Corporate finance leaders predict economic recovery in two years
Two recent surveys of corporate finance leaders in Southern California revealed that while most businesses are reporting declining revenues and employment in 2009, four out of five of these finance executives expect recovery within the next two years, without widespread restructuring or business failure.
The Orange County Chapter of Financial Executives International (FEI) and local chapters of the Institute of Management Accountants (IMA) conducted surveys of their memberships in April and May, respectively.
Service providers are being hit harder than manufacturers, but even that sector shows signs of recovery. Kimco Staffing Services' CFO, Steve Bradley, reports, "Temporary staffing is a leading economic indicator. Our slowdown began in January 2008, flattened out over the last several months, and in May 2009 we started to see a slight increase. We anticipate a strong fourth quarter."
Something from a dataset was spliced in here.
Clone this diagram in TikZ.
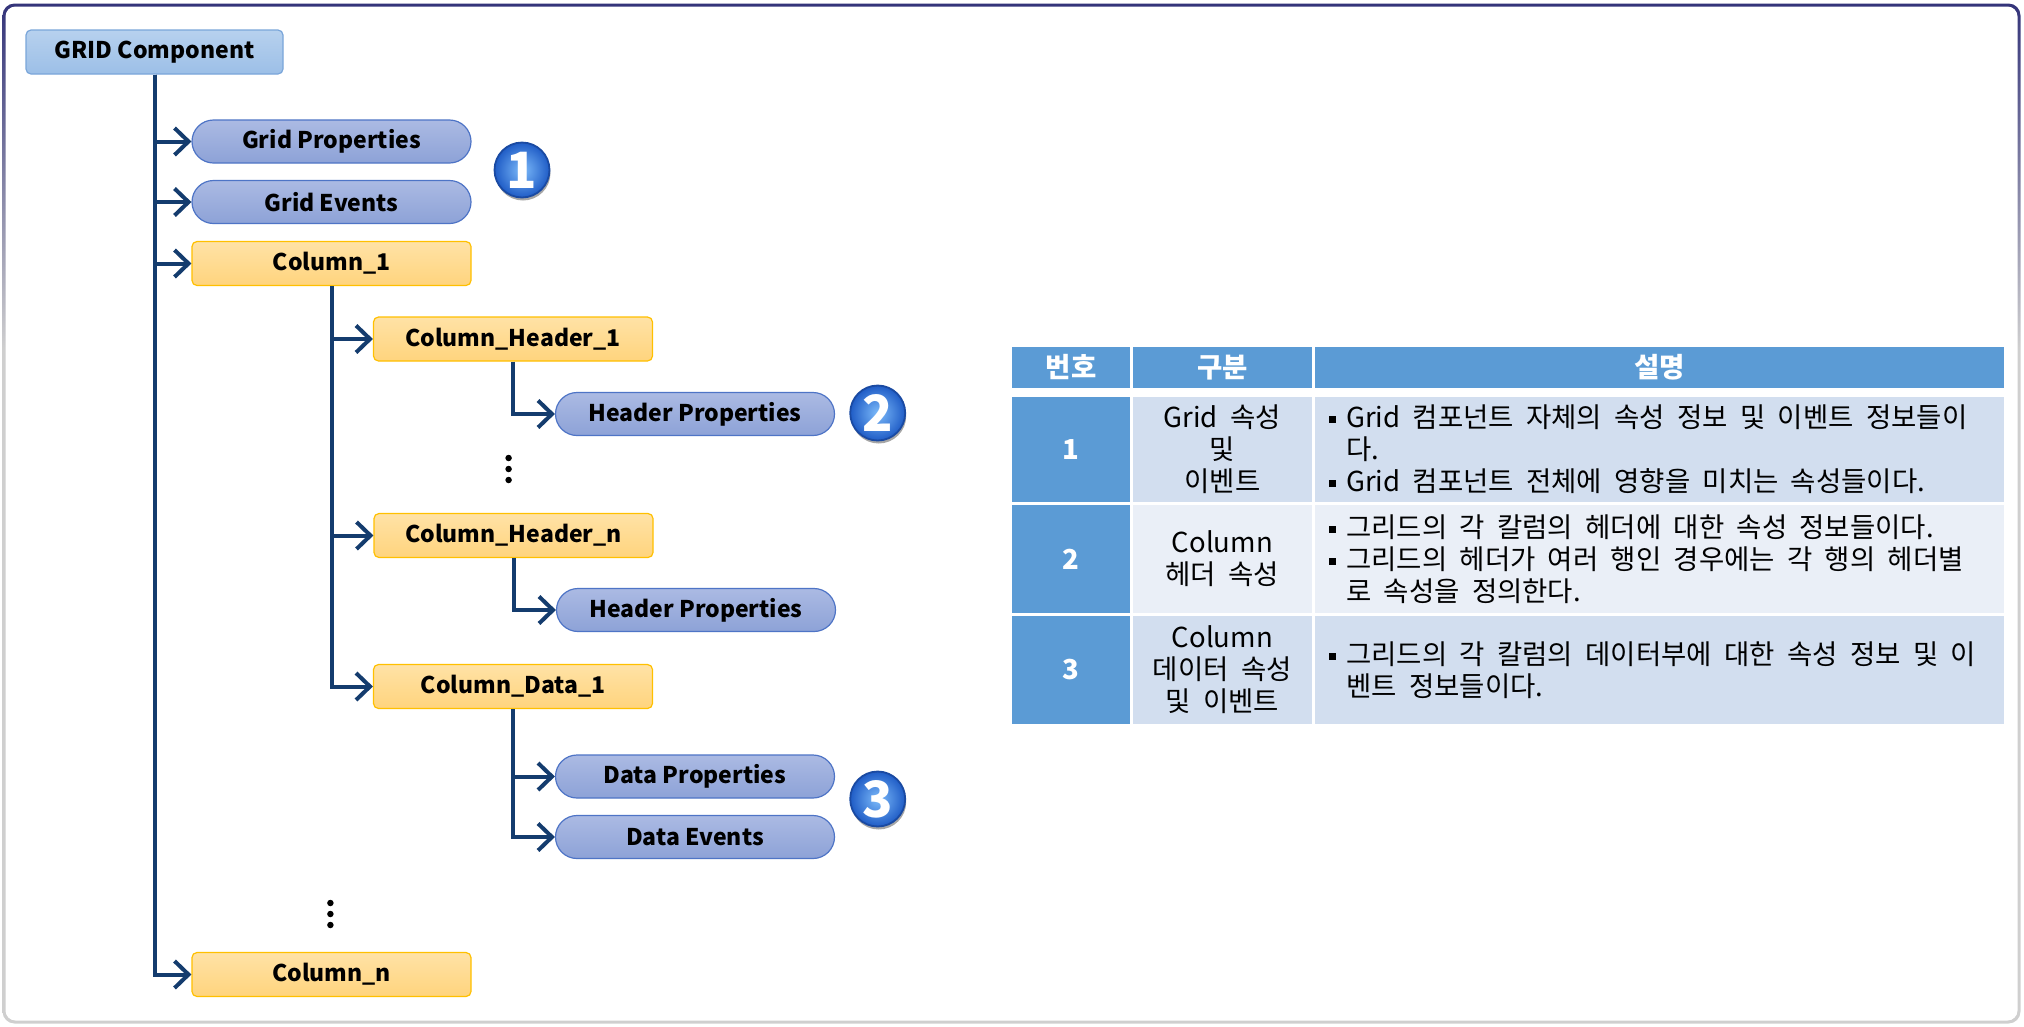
\documentclass[tikz,border=0pt]{standalone}
\usepackage{fontspec}
\setmainfont{Noto Sans CJK KR}
\newfontfamily\tblfont[WordSpace=2.0]{Noto Sans CJK KR}
\usetikzlibrary{arrows.meta,shapes.misc,shadows}

\definecolor{navyline}{HTML}{143C6E}
\definecolor{pillB}{HTML}{4E74C6}
\definecolor{pillT}{HTML}{ABBAE3}
\definecolor{pillBot}{HTML}{8DA2D7}
\definecolor{yelB}{HTML}{FFC000}
\definecolor{yelT}{HTML}{FFE2A6}
\definecolor{yelBot}{HTML}{FFD47D}
\definecolor{gridB}{HTML}{7AA6DA}
\definecolor{gridT}{HTML}{B7D1EE}
\definecolor{gridBot}{HTML}{9CBFE7}
\definecolor{tblue}{HTML}{5B9BD5}
\definecolor{tband}{HTML}{D2DEEF}
\definecolor{tbandb}{HTML}{EAEFF7}
\definecolor{framenavy}{HTML}{34347A}
\definecolor{framegray}{HTML}{CFCFCF}
\definecolor{badgeIn}{HTML}{7DBBFA}
\definecolor{badgeOut}{HTML}{1F5CC6}
\definecolor{badgeEdge}{HTML}{1A4AA2}

\pgfdeclareverticalshading{frameshade}{100bp}{color(0bp)=(framegray); color(25bp)=(framegray); color(58bp)=(framegray); color(75bp)=(framenavy); color(100bp)=(framenavy)}

\newcommand{\bul}{\makebox[17pt][l]{\rule[4.5pt]{7pt}{7pt}}}
\newcommand{\ind}{\hspace*{17pt}}

\tikzset{
  boxfont/.style={font=\bfseries\fontsize{23}{27}\selectfont},
  gridnode/.style={rectangle, rounded corners=5pt, draw=gridB, line width=1.2pt,
    top color=gridT, bottom color=gridBot, minimum width=257pt, minimum height=44pt,
    inner sep=0pt, boxfont},
  pill/.style={rounded rectangle, draw=pillB, line width=1.2pt, top color=pillT,
    bottom color=pillBot, minimum width=279pt, minimum height=43pt, inner sep=0pt, boxfont},
  ybox/.style={rectangle, rounded corners=5pt, draw=yelB, line width=1.2pt, top color=yelT,
    bottom color=yelBot, minimum width=279pt, minimum height=44pt, inner sep=0pt, boxfont},
  conn/.style={draw=navyline, line width=4pt, -{Straight Barb[length=14pt,width=27pt]}},
  dotmark/.style={fill=black, circle, minimum size=6.5pt, inner sep=0pt},
  badge/.style={circle, minimum size=55pt, inner sep=0pt, draw=badgeEdge, line width=1.8pt,
    inner color=badgeIn, outer color=badgeOut,
    drop shadow={opacity=0.35, shadow xshift=1pt, shadow yshift=-3pt, fill=black},
    text=white, font=\bfseries\fontsize{50}{50}\selectfont},
  tfont/.style={font=\tblfont\fontsize{27.5}{32}\selectfont},
  hcell/.style={rectangle, fill=tblue, inner sep=0pt, text=white,
    font=\tblfont\bfseries\fontsize{27.5}{32}\selectfont},
  ncell/.style={rectangle, fill=tblue, inner sep=0pt, text=white,
    font=\tblfont\bfseries\fontsize{27.5}{32}\selectfont},
  bcell/.style={rectangle, fill=#1, inner sep=0pt, align=center, tfont},
  btext/.style={anchor=west, inner sep=0pt, align=left, tfont},
}

\begin{document}
\begin{tikzpicture}[x=1pt, y=-1pt]
\useasboundingbox (0,0) rectangle (2024,1026);
% frame
\shade[shading=frameshade, rounded corners=12pt] (2.5,3.5) rectangle (2020.5,1023.5);
\fill[white, rounded corners=10pt] (5.5,6.5) rectangle (2017.5,1020.5);

% tree nodes
\node[gridnode] (grid) at (154.5,52) {GRID Component};
\node[pill] (gp) at (331.5,141.5) {Grid Properties};
\node[pill] (ge) at (331.5,202) {Grid Events};
\node[ybox] (c1) at (331.5,263.5) {Column\_1};
\node[ybox] (ch1) at (513,339) {Column\_Header\_1};
\node[pill] (hp1) at (695,414) {Header Properties};
\node[ybox] (chn) at (513.5,535.5) {Column\_Header\_n};
\node[pill] (hp2) at (696,610) {Header Properties};
\node[ybox] (cd1) at (513,686.5) {Column\_Data\_1};
\node[pill] (dp) at (695,776.5) {Data Properties};
\node[pill] (de) at (695,837) {Data Events};
\node[ybox] (cn) at (331.5,974.5) {Column\_n};

% connectors
\draw[conn] (grid.south) |- (gp.west);
\draw[conn] (grid.south) |- (ge.west);
\draw[conn] (grid.south) |- (c1.west);
\draw[conn] (grid.south) |- (cn.west);
\draw[conn] (c1.south) |- (ch1.west);
\draw[conn] (c1.south) |- (chn.west);
\draw[conn] (c1.south) |- (cd1.west);
\draw[conn] (ch1.south) |- (hp1.west);
\draw[conn] (chn.south) |- (hp2.west);
\draw[conn] (cd1.south) |- (dp.west);
\draw[conn] (cd1.south) |- (de.west);

% vertical ellipses
\node[dotmark] (d1a) at (508.6,458) {};
\node[dotmark] (d1b) at (508.6,469) {};
\node[dotmark] (d1c) at (508.6,480) {};
\node[dotmark] (d2a) at (330.4,903) {};
\node[dotmark] (d2b) at (330.4,914) {};
\node[dotmark] (d2c) at (330.4,925) {};

% badges
\node[badge] (b1) at (522,170) {1};
\node[badge] (b2) at (877.7,413) {2};
\node[badge] (b3) at (877.7,799) {3};

% table header
\node[hcell, minimum width=118pt, minimum height=41.3pt] (h1) at (1071,367.3) {번호};
\node[hcell, minimum width=178.7pt, minimum height=41.3pt] (h2) at (1222.35,367.3) {구분};
\node[hcell, minimum width=689pt, minimum height=41.3pt] (h3) at (1659.5,367.3) {설명};

% row 1
\node[ncell, minimum width=118pt, minimum height=105.3pt] (n1) at (1071,449.35) {1};
\node[bcell=tband, minimum width=178.7pt, minimum height=105.3pt] (k1) at (1222.35,449.35) {Grid 속성\\및\\이벤트};
\node[bcell=tband, minimum width=689pt, minimum height=105.3pt] (e1) at (1659.5,449.35) {};
\node[btext] (t1) at (1329,449.35) {\bul Grid 컴포넌트 자체의 속성 정보 및 이벤트 정보들이\\\ind 다.\\\bul Grid 컴포넌트 전체에 영향을 미치는 속성들이다.};

% row 2
\node[ncell, minimum width=118pt, minimum height=108pt] (n2) at (1071,559) {2};
\node[bcell=tbandb, minimum width=178.7pt, minimum height=108pt] (k2) at (1222.35,559) {Column\\헤더 속성};
\node[bcell=tbandb, minimum width=689pt, minimum height=108pt] (e2) at (1659.5,559) {};
\node[btext] (t2) at (1329,559) {\bul 그리드의 각 칼럼의 헤더에 대한 속성 정보들이다.\\\bul 그리드의 헤더가 여러 행인 경우에는 각 행의 헤더별\\\ind 로 속성을 정의한다.};

% row 3
\node[ncell, minimum width=118pt, minimum height=108pt] (n3) at (1071,670) {3};
\node[bcell=tband, minimum width=178.7pt, minimum height=108pt] (k3) at (1222.35,670) {Column\\데이터 속성\\및 이벤트};
\node[bcell=tband, minimum width=689pt, minimum height=108pt] (e3) at (1659.5,670) {};
\node[btext] (t3) at (1329,670) {\bul 그리드의 각 칼럼의 데이터부에 대한 속성 정보 및 이\\\ind 벤트 정보들이다.};
\end{tikzpicture}
\end{document}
The IMA survey coordinator, Penn Post, President of Post Associates, noted that companies are employing a variety of cost cutting tactics to preserve cash and profitability. "Operational improvements are just as popular as expenditure reductions." He and Bob Eberlein, FEI survey coordinator, noted that companies are cutting labor costs, renegotiating costs with vendors, cutting back on discretionary projects, selling unproductive assets, merging departments, stepping up operational audits, and improving automation. Half of the respondents to the FEI survey are intensifying forecasting efforts to minimize surprises and one-third plan to secure outside financing to ensure liquidity.
Both surveys indicate that businesses are not in chaos and expect to recover. Nearly half of respondents have increased efforts to introduce new products. Prices are stable in their markets (72 percent in the FEI survey indicate no change in pricing strategy). Leaders are simultaneously optimizing current productivity and investing in future productivity. Many are investing in associate training, improving internal communications and other fundamentals. The management focus appears to be on cutting costs to remain profitable and acquiring market share in their core markets, while investing in new products and core processes at the same time.
While there is plenty of uncertainty, the surveys indicate that Southern California business leaders remain optimistic for the future. The Southern California market remains very diverse. As Troy Dunkel, President of the Orange County Chapter of FEI noted, this "allows us to absorb shocks better than so many communities with narrowly focused economies."
Chris Stiehl, President of StiehlWorks, a local market research firm, consulted on the projects. "The respondents on both surveys were anxious to share their ideas," Stiehl said. "The results represent the thinking of nearly 100 finance professionals in the area, but not necessarily FEI or IMA."